■ Provided data
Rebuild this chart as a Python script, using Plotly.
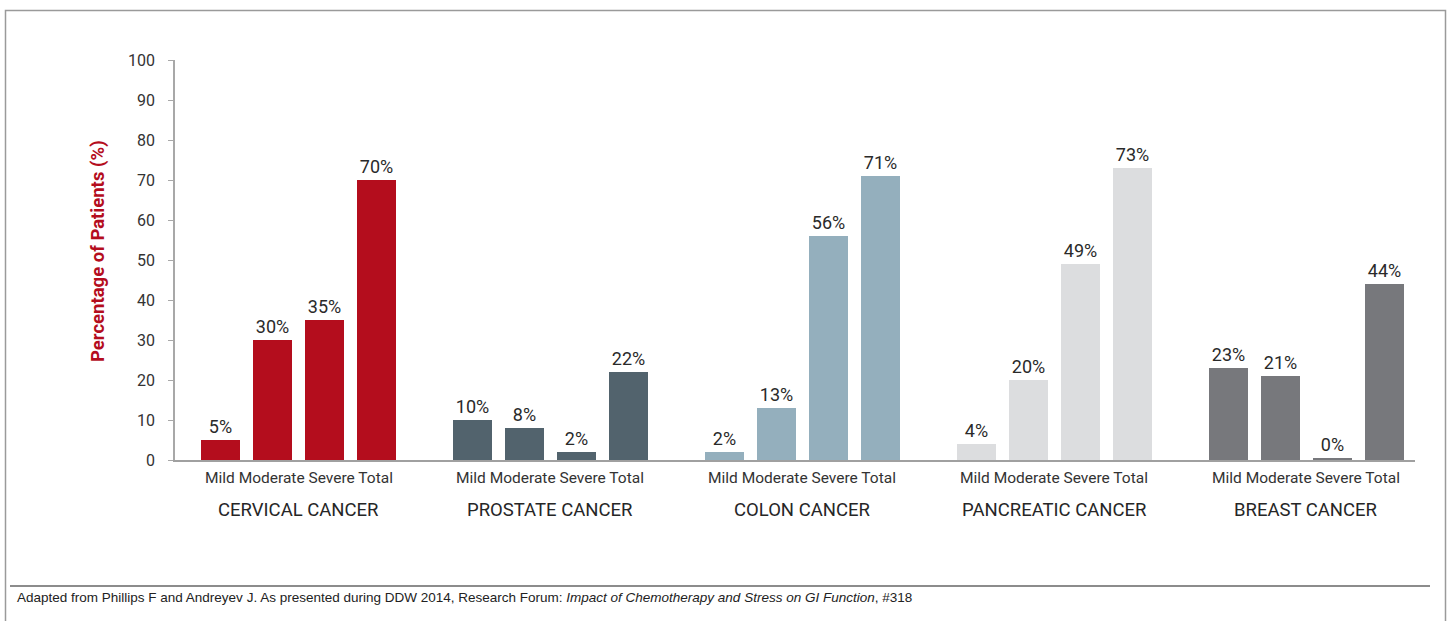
import plotly.graph_objects as go

# ---- data ----
groups = ["CERVICAL CANCER", "PROSTATE CANCER", "COLON CANCER", "PANCREATIC CANCER", "BREAST CANCER"]
severity = ["Mild", "Moderate", "Severe", "Total"]
cervical = [5, 30, 35, 70]
prostate = [10, 8, 2, 22]
colon = [2, 13, 56, 71]
pancreatic = [4, 20, 49, 73]
breast = [23, 21, 0.4, 44]
series = [cervical, prostate, colon, pancreatic, breast]
colors = ["#b40d1d", "#52636d", "#94afbd", "#dcdddf", "#77787c"]
y_ticks = [0, 10, 20, 30, 40, 50, 60, 70, 80, 90, 100]
footnote = ("Adapted from Phillips F and Andreyev J. As presented during DDW 2014, Research Forum: "
            "<i>Impact of Chemotherapy and Stress on GI Function</i>, #318")

# ---- layout constants ----
W, H = 1448, 621
L, R, T, B = 175, 33, 60, 161
GROUP_STEP = 4.846          # bars per group plus inter-group gap, in bar slots
BAR_W = 0.75
X_RANGE = [-0.875, 4 * GROUP_STEP + 3 + 0.587]

plot_w = W - L - R
plot_h = H - T - B


def px_to_paper_x(px):
    return (px - L) / plot_w


def px_to_paper_y(py):
    return (H - B - py) / plot_h


font_main = "Roboto, 'DejaVu Sans', sans-serif"
text_col = "#333333"

fig = go.Figure()
for g, (name, vals, col) in enumerate(zip(groups, series, colors)):
    xs = [g * GROUP_STEP + j for j in range(len(severity))]
    fig.add_trace(go.Bar(
        x=xs, y=vals, width=BAR_W, marker=dict(color=col, line=dict(width=0)),
        texttemplate="%{y:.0f}%", textposition="outside",
        textfont=dict(family=font_main, size=18, color="#2a2a2a"),
        cliponaxis=False, name=name, showlegend=False, hoverinfo="skip",
    ))

annotations = []
for g, name in enumerate(groups):
    cx = g * GROUP_STEP + 1.5
    annotations.append(dict(
        x=cx, xref="x", y=px_to_paper_y(478), yref="paper",
        text=" ".join(severity), showarrow=False, yanchor="middle",
        font=dict(family=font_main, size=15.5, color=text_col),
    ))
    annotations.append(dict(
        x=cx, xref="x", y=px_to_paper_y(510), yref="paper",
        text=name, showarrow=False, yanchor="middle",
        font=dict(family=font_main, size=18.5, color="#262626"),
    ))

annotations.append(dict(
    x=px_to_paper_x(98), xref="paper", y=px_to_paper_y(251), yref="paper",
    text="Percentage of Patients (%)", textangle=-90, showarrow=False,
    xanchor="center", yanchor="middle",
    font=dict(family=font_main, size=18.5, color="#b40d1d", weight=700),
))
annotations.append(dict(
    x=px_to_paper_x(15), xref="paper", y=px_to_paper_y(597), yref="paper",
    text=footnote, showarrow=False, xanchor="left", yanchor="middle",
    font=dict(family="'Liberation Sans', Arial, sans-serif", size=13.5, color="#222222"),
))

shapes = [
    # outer frame
    dict(type="rect", xref="paper", yref="paper",
         x0=px_to_paper_x(5.5), x1=px_to_paper_x(1445.5),
         y0=px_to_paper_y(640), y1=px_to_paper_y(10.5),
         line=dict(color="#9a9a9a", width=1.5), fillcolor="rgba(0,0,0,0)", layer="below"),
    # rule above the footnote
    dict(type="line", xref="paper", yref="paper",
         x0=px_to_paper_x(10), x1=px_to_paper_x(1430),
         y0=px_to_paper_y(586), y1=px_to_paper_y(586),
         line=dict(color="#8c8c8c", width=2)),
]

fig.update_layout(
    width=W, height=H,
    margin=dict(l=L, r=R, t=T, b=B, pad=0),
    paper_bgcolor="white", plot_bgcolor="white",
    bargap=0, barmode="overlay",
    xaxis=dict(range=X_RANGE, showticklabels=False, ticks="", showgrid=False,
               zeroline=False, showline=True, linecolor="#a0a0a0", linewidth=1.5, fixedrange=True),
    yaxis=dict(range=[0, 100], tickvals=y_ticks, ticks="outside", ticklen=5, tickwidth=1,
               tickcolor="#a8a8a8", showgrid=False, zeroline=False, showline=True,
               linecolor="#a8a8a8", linewidth=1.5, ticklabelstandoff=10,
               tickfont=dict(family=font_main, size=16, color=text_col), fixedrange=True),
    annotations=annotations, shapes=shapes,
)

fig.write_html("out.html")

■ The request
Copy out the data above exactly, except the pictures.

■ Exercise output
Rebuild this chart as a Python script, using Plotly.
import plotly.graph_objects as go

# ---- data ----
groups = ["CERVICAL CANCER", "PROSTATE CANCER", "COLON CANCER", "PANCREATIC CANCER", "BREAST CANCER"]
severity = ["Mild", "Moderate", "Severe", "Total"]
cervical = [5, 30, 35, 70]
prostate = [10, 8, 2, 22]
colon = [2, 13, 56, 71]
pancreatic = [4, 20, 49, 73]
breast = [23, 21, 0.4, 44]
series = [cervical, prostate, colon, pancreatic, breast]
colors = ["#b40d1d", "#52636d", "#94afbd", "#dcdddf", "#77787c"]
y_ticks = [0, 10, 20, 30, 40, 50, 60, 70, 80, 90, 100]
footnote = ("Adapted from Phillips F and Andreyev J. As presented during DDW 2014, Research Forum: "
            "<i>Impact of Chemotherapy and Stress on GI Function</i>, #318")

# ---- layout constants ----
W, H = 1448, 621
L, R, T, B = 175, 33, 60, 161
GROUP_STEP = 4.846          # bars per group plus inter-group gap, in bar slots
BAR_W = 0.75
X_RANGE = [-0.875, 4 * GROUP_STEP + 3 + 0.587]

plot_w = W - L - R
plot_h = H - T - B


def px_to_paper_x(px):
    return (px - L) / plot_w


def px_to_paper_y(py):
    return (H - B - py) / plot_h


font_main = "Roboto, 'DejaVu Sans', sans-serif"
text_col = "#333333"

fig = go.Figure()
for g, (name, vals, col) in enumerate(zip(groups, series, colors)):
    xs = [g * GROUP_STEP + j for j in range(len(severity))]
    fig.add_trace(go.Bar(
        x=xs, y=vals, width=BAR_W, marker=dict(color=col, line=dict(width=0)),
        texttemplate="%{y:.0f}%", textposition="outside",
        textfont=dict(family=font_main, size=18, color="#2a2a2a"),
        cliponaxis=False, name=name, showlegend=False, hoverinfo="skip",
    ))

annotations = []
for g, name in enumerate(groups):
    cx = g * GROUP_STEP + 1.5
    annotations.append(dict(
        x=cx, xref="x", y=px_to_paper_y(478), yref="paper",
        text=" ".join(severity), showarrow=False, yanchor="middle",
        font=dict(family=font_main, size=15.5, color=text_col),
    ))
    annotations.append(dict(
        x=cx, xref="x", y=px_to_paper_y(510), yref="paper",
        text=name, showarrow=False, yanchor="middle",
        font=dict(family=font_main, size=18.5, color="#262626"),
    ))

annotations.append(dict(
    x=px_to_paper_x(98), xref="paper", y=px_to_paper_y(251), yref="paper",
    text="Percentage of Patients (%)", textangle=-90, showarrow=False,
    xanchor="center", yanchor="middle",
    font=dict(family=font_main, size=18.5, color="#b40d1d", weight=700),
))
annotations.append(dict(
    x=px_to_paper_x(15), xref="paper", y=px_to_paper_y(597), yref="paper",
    text=footnote, showarrow=False, xanchor="left", yanchor="middle",
    font=dict(family="'Liberation Sans', Arial, sans-serif", size=13.5, color="#222222"),
))

shapes = [
    # outer frame
    dict(type="rect", xref="paper", yref="paper",
         x0=px_to_paper_x(5.5), x1=px_to_paper_x(1445.5),
         y0=px_to_paper_y(640), y1=px_to_paper_y(10.5),
         line=dict(color="#9a9a9a", width=1.5), fillcolor="rgba(0,0,0,0)", layer="below"),
    # rule above the footnote
    dict(type="line", xref="paper", yref="paper",
         x0=px_to_paper_x(10), x1=px_to_paper_x(1430),
         y0=px_to_paper_y(586), y1=px_to_paper_y(586),
         line=dict(color="#8c8c8c", width=2)),
]

fig.update_layout(
    width=W, height=H,
    margin=dict(l=L, r=R, t=T, b=B, pad=0),
    paper_bgcolor="white", plot_bgcolor="white",
    bargap=0, barmode="overlay",
    xaxis=dict(range=X_RANGE, showticklabels=False, ticks="", showgrid=False,
               zeroline=False, showline=True, linecolor="#a0a0a0", linewidth=1.5, fixedrange=True),
    yaxis=dict(range=[0, 100], tickvals=y_ticks, ticks="outside", ticklen=5, tickwidth=1,
               tickcolor="#a8a8a8", showgrid=False, zeroline=False, showline=True,
               linecolor="#a8a8a8", linewidth=1.5, ticklabelstandoff=10,
               tickfont=dict(family=font_main, size=16, color=text_col), fixedrange=True),
    annotations=annotations, shapes=shapes,
)

fig.write_html("out.html")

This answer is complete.